PROBLEM TO WORK ON >>
Copy the listing verbatim, excluding any images found in it.

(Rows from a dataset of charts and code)

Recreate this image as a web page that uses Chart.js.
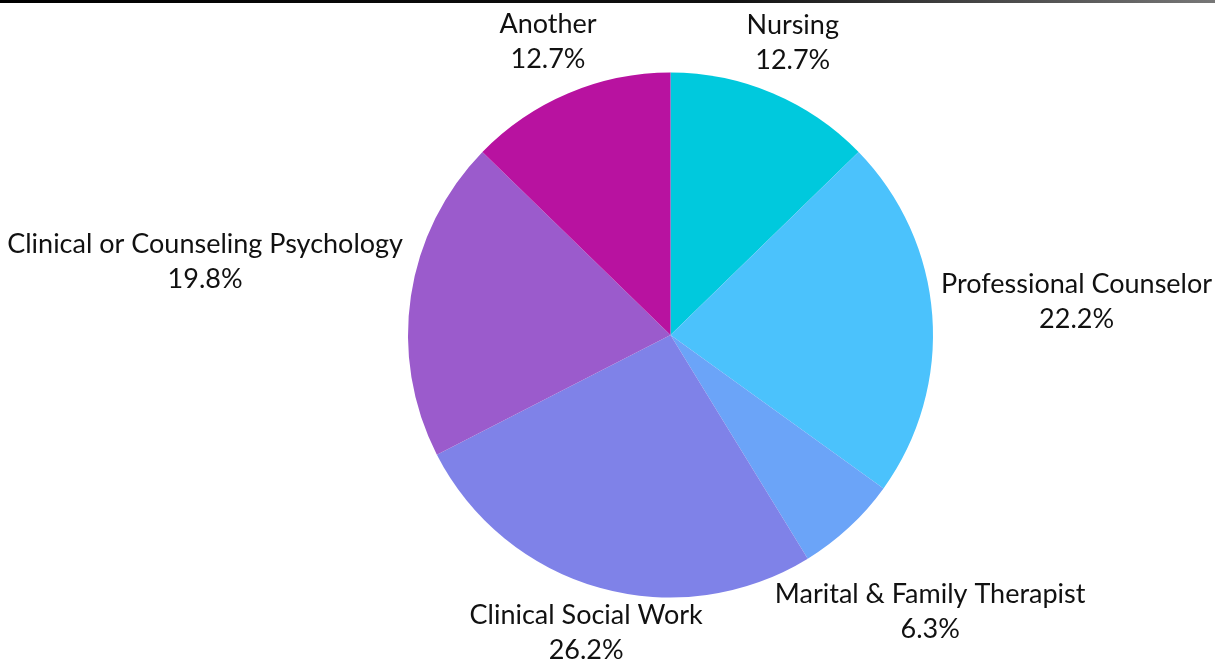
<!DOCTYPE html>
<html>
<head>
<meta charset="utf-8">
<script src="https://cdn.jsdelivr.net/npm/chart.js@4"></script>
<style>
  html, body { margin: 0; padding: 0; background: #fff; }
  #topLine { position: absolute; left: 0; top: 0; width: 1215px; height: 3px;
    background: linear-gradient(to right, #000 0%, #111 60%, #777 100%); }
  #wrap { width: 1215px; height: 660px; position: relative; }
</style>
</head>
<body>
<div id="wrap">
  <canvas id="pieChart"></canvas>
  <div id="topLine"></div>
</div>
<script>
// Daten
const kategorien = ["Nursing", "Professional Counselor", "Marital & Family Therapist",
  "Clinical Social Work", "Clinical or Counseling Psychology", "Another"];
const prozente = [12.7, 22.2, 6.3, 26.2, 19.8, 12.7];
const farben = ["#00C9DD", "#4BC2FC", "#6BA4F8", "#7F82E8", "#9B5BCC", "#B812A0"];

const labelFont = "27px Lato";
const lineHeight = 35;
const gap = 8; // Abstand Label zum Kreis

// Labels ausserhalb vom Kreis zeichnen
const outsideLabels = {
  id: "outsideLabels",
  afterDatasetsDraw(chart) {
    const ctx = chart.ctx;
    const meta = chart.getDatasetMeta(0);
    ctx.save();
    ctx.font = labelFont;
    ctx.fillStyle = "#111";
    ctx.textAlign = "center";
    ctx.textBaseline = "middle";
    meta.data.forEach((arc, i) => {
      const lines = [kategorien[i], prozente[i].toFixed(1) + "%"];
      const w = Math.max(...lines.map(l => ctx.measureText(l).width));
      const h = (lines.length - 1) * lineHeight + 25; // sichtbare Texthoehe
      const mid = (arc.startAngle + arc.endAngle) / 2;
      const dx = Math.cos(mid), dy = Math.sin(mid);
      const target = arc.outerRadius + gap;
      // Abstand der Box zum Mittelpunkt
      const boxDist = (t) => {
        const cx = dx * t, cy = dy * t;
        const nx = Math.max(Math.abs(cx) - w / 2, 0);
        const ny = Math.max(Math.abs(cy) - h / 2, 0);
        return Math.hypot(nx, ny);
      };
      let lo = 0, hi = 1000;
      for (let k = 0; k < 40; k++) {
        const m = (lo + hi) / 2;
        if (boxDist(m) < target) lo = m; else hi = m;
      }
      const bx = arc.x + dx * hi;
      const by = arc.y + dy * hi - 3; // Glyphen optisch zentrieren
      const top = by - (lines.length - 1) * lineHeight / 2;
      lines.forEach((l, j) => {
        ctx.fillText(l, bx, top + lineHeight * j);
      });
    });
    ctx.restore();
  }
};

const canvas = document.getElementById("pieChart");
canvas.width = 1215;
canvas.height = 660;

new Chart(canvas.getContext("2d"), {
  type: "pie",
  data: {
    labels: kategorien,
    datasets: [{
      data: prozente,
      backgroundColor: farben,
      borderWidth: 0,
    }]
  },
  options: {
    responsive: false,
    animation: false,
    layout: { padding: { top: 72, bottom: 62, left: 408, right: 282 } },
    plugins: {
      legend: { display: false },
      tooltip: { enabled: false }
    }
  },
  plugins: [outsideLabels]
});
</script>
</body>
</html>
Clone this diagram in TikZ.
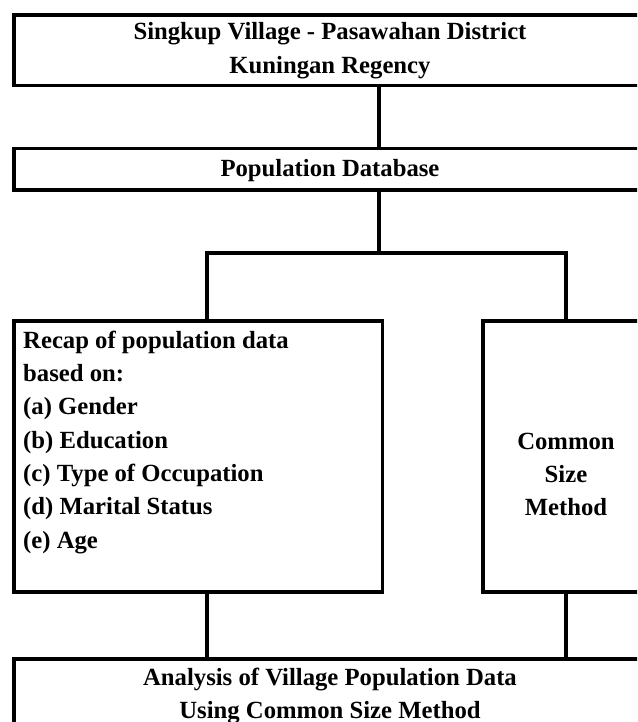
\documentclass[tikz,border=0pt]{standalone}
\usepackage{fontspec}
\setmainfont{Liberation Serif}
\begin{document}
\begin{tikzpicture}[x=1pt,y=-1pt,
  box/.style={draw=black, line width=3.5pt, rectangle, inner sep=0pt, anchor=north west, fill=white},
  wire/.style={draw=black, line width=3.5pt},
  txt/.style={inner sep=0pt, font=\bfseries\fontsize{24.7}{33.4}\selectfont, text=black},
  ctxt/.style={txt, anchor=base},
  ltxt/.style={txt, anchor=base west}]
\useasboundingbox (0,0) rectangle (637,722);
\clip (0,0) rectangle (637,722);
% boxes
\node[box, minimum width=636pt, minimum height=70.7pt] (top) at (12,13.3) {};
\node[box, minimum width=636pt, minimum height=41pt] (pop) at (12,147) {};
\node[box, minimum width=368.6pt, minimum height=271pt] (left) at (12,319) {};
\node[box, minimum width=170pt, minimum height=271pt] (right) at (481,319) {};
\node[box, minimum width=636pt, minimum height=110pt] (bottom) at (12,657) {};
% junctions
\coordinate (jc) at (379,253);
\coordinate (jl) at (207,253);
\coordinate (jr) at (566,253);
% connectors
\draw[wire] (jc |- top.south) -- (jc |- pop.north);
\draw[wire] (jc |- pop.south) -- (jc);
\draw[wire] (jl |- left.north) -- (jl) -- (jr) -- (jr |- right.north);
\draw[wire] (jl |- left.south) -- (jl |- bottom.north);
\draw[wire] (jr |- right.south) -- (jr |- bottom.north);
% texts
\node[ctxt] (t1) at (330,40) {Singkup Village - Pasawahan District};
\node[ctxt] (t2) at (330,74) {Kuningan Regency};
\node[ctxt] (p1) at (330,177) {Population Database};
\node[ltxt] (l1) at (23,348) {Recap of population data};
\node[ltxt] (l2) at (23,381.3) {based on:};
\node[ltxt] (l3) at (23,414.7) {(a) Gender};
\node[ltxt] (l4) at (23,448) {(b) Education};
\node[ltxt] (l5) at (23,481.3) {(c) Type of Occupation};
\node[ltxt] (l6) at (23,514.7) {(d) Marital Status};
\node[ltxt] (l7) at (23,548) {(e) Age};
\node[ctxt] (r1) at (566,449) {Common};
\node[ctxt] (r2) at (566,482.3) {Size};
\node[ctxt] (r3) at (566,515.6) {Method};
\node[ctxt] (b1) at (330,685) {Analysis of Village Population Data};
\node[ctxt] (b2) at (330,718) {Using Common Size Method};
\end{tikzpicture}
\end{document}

WORKED SOLUTION >>
Recreate this image as a web page that uses Chart.js.
<!DOCTYPE html>
<html>
<head>
<meta charset="utf-8">
<script src="https://cdn.jsdelivr.net/npm/chart.js@4"></script>
<style>
  html, body { margin: 0; padding: 0; background: #fff; }
  #topLine { position: absolute; left: 0; top: 0; width: 1215px; height: 3px;
    background: linear-gradient(to right, #000 0%, #111 60%, #777 100%); }
  #wrap { width: 1215px; height: 660px; position: relative; }
</style>
</head>
<body>
<div id="wrap">
  <canvas id="pieChart"></canvas>
  <div id="topLine"></div>
</div>
<script>
// Daten
const kategorien = ["Nursing", "Professional Counselor", "Marital & Family Therapist",
  "Clinical Social Work", "Clinical or Counseling Psychology", "Another"];
const prozente = [12.7, 22.2, 6.3, 26.2, 19.8, 12.7];
const farben = ["#00C9DD", "#4BC2FC", "#6BA4F8", "#7F82E8", "#9B5BCC", "#B812A0"];

const labelFont = "27px Lato";
const lineHeight = 35;
const gap = 8; // Abstand Label zum Kreis

// Labels ausserhalb vom Kreis zeichnen
const outsideLabels = {
  id: "outsideLabels",
  afterDatasetsDraw(chart) {
    const ctx = chart.ctx;
    const meta = chart.getDatasetMeta(0);
    ctx.save();
    ctx.font = labelFont;
    ctx.fillStyle = "#111";
    ctx.textAlign = "center";
    ctx.textBaseline = "middle";
    meta.data.forEach((arc, i) => {
      const lines = [kategorien[i], prozente[i].toFixed(1) + "%"];
      const w = Math.max(...lines.map(l => ctx.measureText(l).width));
      const h = (lines.length - 1) * lineHeight + 25; // sichtbare Texthoehe
      const mid = (arc.startAngle + arc.endAngle) / 2;
      const dx = Math.cos(mid), dy = Math.sin(mid);
      const target = arc.outerRadius + gap;
      // Abstand der Box zum Mittelpunkt
      const boxDist = (t) => {
        const cx = dx * t, cy = dy * t;
        const nx = Math.max(Math.abs(cx) - w / 2, 0);
        const ny = Math.max(Math.abs(cy) - h / 2, 0);
        return Math.hypot(nx, ny);
      };
      let lo = 0, hi = 1000;
      for (let k = 0; k < 40; k++) {
        const m = (lo + hi) / 2;
        if (boxDist(m) < target) lo = m; else hi = m;
      }
      const bx = arc.x + dx * hi;
      const by = arc.y + dy * hi - 3; // Glyphen optisch zentrieren
      const top = by - (lines.length - 1) * lineHeight / 2;
      lines.forEach((l, j) => {
        ctx.fillText(l, bx, top + lineHeight * j);
      });
    });
    ctx.restore();
  }
};

const canvas = document.getElementById("pieChart");
canvas.width = 1215;
canvas.height = 660;

new Chart(canvas.getContext("2d"), {
  type: "pie",
  data: {
    labels: kategorien,
    datasets: [{
      data: prozente,
      backgroundColor: farben,
      borderWidth: 0,
    }]
  },
  options: {
    responsive: false,
    animation: false,
    layout: { padding: { top: 72, bottom: 62, left: 408, right: 282 } },
    plugins: {
      legend: { display: false },
      tooltip: { enabled: false }
    }
  },
  plugins: [outsideLabels]
});
</script>
</body>
</html>
Clone this diagram in TikZ.
\documentclass[tikz,border=0pt]{standalone}
\usepackage{fontspec}
\setmainfont{Liberation Serif}
\begin{document}
\begin{tikzpicture}[x=1pt,y=-1pt,
  box/.style={draw=black, line width=3.5pt, rectangle, inner sep=0pt, anchor=north west, fill=white},
  wire/.style={draw=black, line width=3.5pt},
  txt/.style={inner sep=0pt, font=\bfseries\fontsize{24.7}{33.4}\selectfont, text=black},
  ctxt/.style={txt, anchor=base},
  ltxt/.style={txt, anchor=base west}]
\useasboundingbox (0,0) rectangle (637,722);
\clip (0,0) rectangle (637,722);
% boxes
\node[box, minimum width=636pt, minimum height=70.7pt] (top) at (12,13.3) {};
\node[box, minimum width=636pt, minimum height=41pt] (pop) at (12,147) {};
\node[box, minimum width=368.6pt, minimum height=271pt] (left) at (12,319) {};
\node[box, minimum width=170pt, minimum height=271pt] (right) at (481,319) {};
\node[box, minimum width=636pt, minimum height=110pt] (bottom) at (12,657) {};
% junctions
\coordinate (jc) at (379,253);
\coordinate (jl) at (207,253);
\coordinate (jr) at (566,253);
% connectors
\draw[wire] (jc |- top.south) -- (jc |- pop.north);
\draw[wire] (jc |- pop.south) -- (jc);
\draw[wire] (jl |- left.north) -- (jl) -- (jr) -- (jr |- right.north);
\draw[wire] (jl |- left.south) -- (jl |- bottom.north);
\draw[wire] (jr |- right.south) -- (jr |- bottom.north);
% texts
\node[ctxt] (t1) at (330,40) {Singkup Village - Pasawahan District};
\node[ctxt] (t2) at (330,74) {Kuningan Regency};
\node[ctxt] (p1) at (330,177) {Population Database};
\node[ltxt] (l1) at (23,348) {Recap of population data};
\node[ltxt] (l2) at (23,381.3) {based on:};
\node[ltxt] (l3) at (23,414.7) {(a) Gender};
\node[ltxt] (l4) at (23,448) {(b) Education};
\node[ltxt] (l5) at (23,481.3) {(c) Type of Occupation};
\node[ltxt] (l6) at (23,514.7) {(d) Marital Status};
\node[ltxt] (l7) at (23,548) {(e) Age};
\node[ctxt] (r1) at (566,449) {Common};
\node[ctxt] (r2) at (566,482.3) {Size};
\node[ctxt] (r3) at (566,515.6) {Method};
\node[ctxt] (b1) at (330,685) {Analysis of Village Population Data};
\node[ctxt] (b2) at (330,718) {Using Common Size Method};
\end{tikzpicture}
\end{document}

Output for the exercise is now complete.